For once, it was the Giants who benefited from some sloppy play, with Seattle committing a pair of errors that led to Lee widening the Giants’ lead to 3-0 in the sixth.
Lee reached on a fielder’s choice after Heliot Ramos singled to lead off the inning, but made it to second when shortstop Colt Emerson threw into foul ground trying to turn two.
He then scored when second baseman Cole Young couldn’t handle a ground ball off the bat of Arraez.
Playing a key role in it all: Catcher Drew Cavanaugh, who reached base all three times he came to the plate and used his body to obstruct Young’s path to the grounder while going to second.
Lee (3-for-4), Cavanaugh (2-for-2), Ramos (2-for-5) and Casey Schmitt (2-for-5) all contributed multiple hits.
Maybe the most encouraging sign came from Adames, who blew the game wide open with San Francisco’s eighth grand slam of the year. The struggling shortstop had been 0-for-3 when he came up with the bases loaded in the seventh.
He lined an 0-1 slider over the wall in right-center, going with the pitch, to widen the lead to 7-0.
“It can’t just be Willy and [Matt Chapman] and [Rafael] Devers,” Eldridge said. “But when those guys are at their best, we’ve shown what the offense is capable of. This team’s unstoppable. … I even thought during batting practice, [Adames] looked good, he looked fresh.”
The marine layer had kept a couple of deep drives in the ballpark, with Schmitt and Seattle’s Luke Raley sending fly ball outs to the center field wall, but Eldridge’s power was the first to prove impervious. Eldridge caught a splitter on the outside corner off the end of his bat but still gave it enough oomph to sneak it over the wall — and out of the reach of leaping center fielder Victor Robles.
Eldridge’s ninth home run of the season produced the first runs for either team, opening a 2-0 lead in favor of the Giants in the top of the fifth. That, it turned out, would have been enough.
What it means
It’s now been more than a week since the Giants’ last loss, the longest they have gone all season without the number in the loss column going up.
Who’s hot
Of all the Giants, Vitello believed few needed the All-Star break more than Lee.
It’s one reason why the skipper framed it as a positive when he had to break the news to the third-year outfielder that his breakout first half didn’t merit his first career All-Star selection.
Lee looked freshly rested while rattling off a pair of line drive singles in his first two at-bats. His only piece of contact that wasn’t hard-hit was a broken-bat single for his third hit of the night. He reached base for a fourth time when he was hit by a pitch, loading the bases for Adames.

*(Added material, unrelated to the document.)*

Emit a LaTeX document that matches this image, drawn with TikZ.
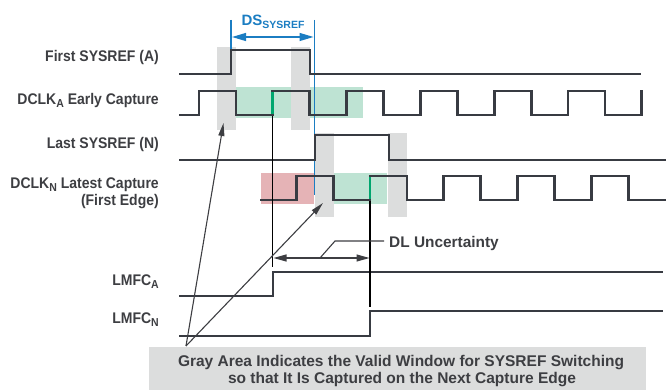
\documentclass[tikz,border=0pt]{standalone}
\usepackage{fontspec}
\setmainfont{Liberation Sans}
\usetikzlibrary{arrows.meta}

\definecolor{wavecol}{HTML}{383B42}
\definecolor{txtcol}{HTML}{3D3E42}
\definecolor{bandgray}{HTML}{DCDDDD}
\definecolor{greenfill}{HTML}{BEE3D3}
\definecolor{greenedge}{HTML}{00A66E}
\definecolor{redfill}{HTML}{E5B3B6}
\definecolor{dsblue}{HTML}{1B7DC2}

\newcommand{\lowidx}[1]{\raisebox{-0.38ex}{\fontsize{10.5}{10.5}\selectfont #1}}
% signal names are set slightly taller than wide
\newcommand{\tallname}[1]{\scalebox{1}[1.1]{#1}}

\begin{document}
\begin{tikzpicture}[x=1pt,y=-1pt,
  wave/.style={draw=wavecol, line width=2.8pt, line join=miter},
  thin/.style={draw=black, line width=1.1pt},
  lbl/.style={font=\fontsize{14}{16}\selectfont\bfseries, text=txtcol, inner sep=0pt, anchor=base east},
  band/.style={fill=bandgray, draw=none},
  pointer/.style={draw=txtcol, line width=1.1pt, -{Triangle[length=13pt,width=6pt]}},
  dlarrow/.style={draw=txtcol, line width=1.1pt, {Triangle[length=13pt,width=7pt]}-{Triangle[length=13pt,width=7pt]}},
  dsarrow/.style={draw=dsblue, line width=1.2pt, {Triangle[length=14pt,width=8pt]}-{Triangle[length=14pt,width=8pt]}}]
\useasboundingbox (0,0) rectangle (666,390);

% capture windows (green = valid, red = missed)
\fill[greenfill] (236,87) rectangle (363,118);
\fill[greenfill] (333,173) rectangle (387,204);
\fill[redfill]   (261,173) rectangle (314,204);

% gray switching windows
\fill[band] (217,47) rectangle (236,130);
\fill[band] (291,47) rectangle (310,130);
\fill[band] (315,133) rectangle (334,217);
\fill[band] (388,133) rectangle (407,217);

% DS_SYSREF markers
\draw[dsblue, line width=1.2pt] (231,20) -- (231,50);
\draw[dsblue, line width=1.2pt] (314.5,20) -- (314.5,195);
\draw[dsarrow] (232,37) -- (313.5,37);
\node[font=\fontsize{15}{17}\selectfont\bfseries, text=dsblue, inner sep=0pt, anchor=base] (ds) at (273,25.5) {DS\lowidx{SYSREF}};

% signal labels
\node[lbl] (lsa)  at (159,61.5)  {\tallname{First SYSREF (A)}};
\node[lbl] (lca)  at (159,104.5) {\tallname{DCLK\lowidx{A} Early Capture}};
\node[lbl] (lsn)  at (159,148.3) {\tallname{Last SYSREF (N)}};
\node[lbl] (lcn)  at (159,188.3) {\tallname{DCLK\lowidx{N} Latest Capture}};
\node[lbl] (lcn2) at (159,205)   {\tallname{(First Edge)}};
\node[lbl] (lma)  at (159,285)   {\tallname{LMFC\lowidx{A}}};
\node[lbl] (lmn)  at (159,323.3) {\tallname{LMFC\lowidx{N}}};

% First SYSREF (A)
\draw[wave] (179,74) -- (231,74) -- (231,50) -- (310,50) -- (310,74) -- (641,74);

% DCLK_A
\draw[wave] (179,115) -- (199,115) -- (199,91) -- (235.9,91) -- (235.9,115)
  -- (272.8,115) -- (272.8,91) -- (309.7,91) -- (309.7,115)
  -- (346.6,115) -- (346.6,91) -- (383.5,91) -- (383.5,115)
  -- (420.4,115) -- (420.4,91) -- (457.3,91) -- (457.3,115)
  -- (494.2,115) -- (494.2,91) -- (531.1,91) -- (531.1,115)
  -- (568,115) -- (568,91) -- (604.9,91) -- (604.9,115)
  -- (641.8,115) -- (641.8,90);

% Last SYSREF (N)
\draw[wave] (179,160) -- (315,160) -- (315,135) -- (389,135) -- (389,160) -- (666,160);

% DCLK_N
\draw[wave] (260,200) -- (296.2,200) -- (296.2,176) -- (333.1,176) -- (333.1,200)
  -- (370,200) -- (370,176) -- (406.9,176) -- (406.9,200)
  -- (443.8,200) -- (443.8,176) -- (480.7,176) -- (480.7,200)
  -- (517.6,200) -- (517.6,176) -- (554.5,176) -- (554.5,200)
  -- (591.4,200) -- (591.4,176) -- (628.3,176) -- (628.3,200) -- (666,200);

% capturing edges
\draw[greenedge, line width=2.8pt] (272.8,92) -- (272.8,114);
\draw[greenedge, line width=2.8pt] (370,177) -- (370,199);

% LMFC_A and LMFC_N
\draw[wave] (179,296) -- (273,296) -- (273,272) -- (663,272);
\draw[wave] (179,336) -- (370,336) -- (370,311) -- (663,311);

% DL uncertainty
\coordinate (ea) at (272.8,116);
\coordinate (eab) at (272.8,267);
\coordinate (en) at (370,201);
\coordinate (enb) at (370,307);
\draw[thin] (ea) -- (eab);
\draw[thin] (en) -- (enb);
\coordinate (dla) at (273.5,258);
\coordinate (dlb) at (369.5,258);
\draw[dlarrow] (dla) -- (dlb);
\node[font=\fontsize{15.4}{17}\selectfont\bfseries, text=txtcol, inner sep=0pt, anchor=base west] (dl) at (389,247) {DL Uncertainty};
\coordinate (dlk) at (335,241);
\coordinate (dlo) at (320,258);
\coordinate (dle) at (384,241);
\draw[thin, draw=txtcol] (dlo) -- (dlk) -- (dle);

% caption box
\fill[bandgray] (149,347) rectangle (646,390);
\node[font=\fontsize{15.5}{18}\selectfont\bfseries, text=txtcol, inner sep=0pt, anchor=base] (cap1) at (401,366)
  {Gray Area Indicates the Valid Window for SYSREF Switching};
\node[font=\fontsize{15.5}{18}\selectfont\bfseries, text=txtcol, inner sep=0pt, anchor=base] (cap2) at (402,383.5)
  {so that It Is Captured on the Next Capture Edge};

% pointers to the gray windows
\coordinate (pc) at (186,346);
\coordinate (pa) at (223.5,123);
\coordinate (pn) at (323,203);
\draw[pointer] (pc) -- (pa);
\draw[pointer] (pc) -- (pn);

\end{tikzpicture}
\end{document}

It was Lee’s 30th multihit effort of the season, trailing only Luis Arraez and Schmitt, but only his second since June 24. In 17 games before the break, Lee had been hitting .164 (10-for-61), with only one walk and three extra-base hits, resulting in a .404 OPS.
Who’s not
For a team looking for a fresh start in the second half, its biggest star didn’t get the message.
The only Giant kept off the bases in the 12-hit performance was Devers, who struck out three times while going 0-for-5. Devers went down swinging on three pitches in his first at-bat, then swung through another fastball at the letters for strike three his next time up.
Devers briefly raised his OPS over .800 for the first time all season in the Giants’ last series before the break, but the hitless performance sent it back down to .789.
Up next
Fresh off a restful few days representing the Giants at the All-Star Game in Philadelphia, Webb makes his first start of the second half against Seattle right-hander and Bay Area native Bryan Woo.
First pitch is scheduled for 5:08 p.m. PT, with Fox carrying the game nationally.
With 10 days since his last start, Webb will try to begin the second half on a better note than the way he went into the break, surrendering 12 runs over his final two starts.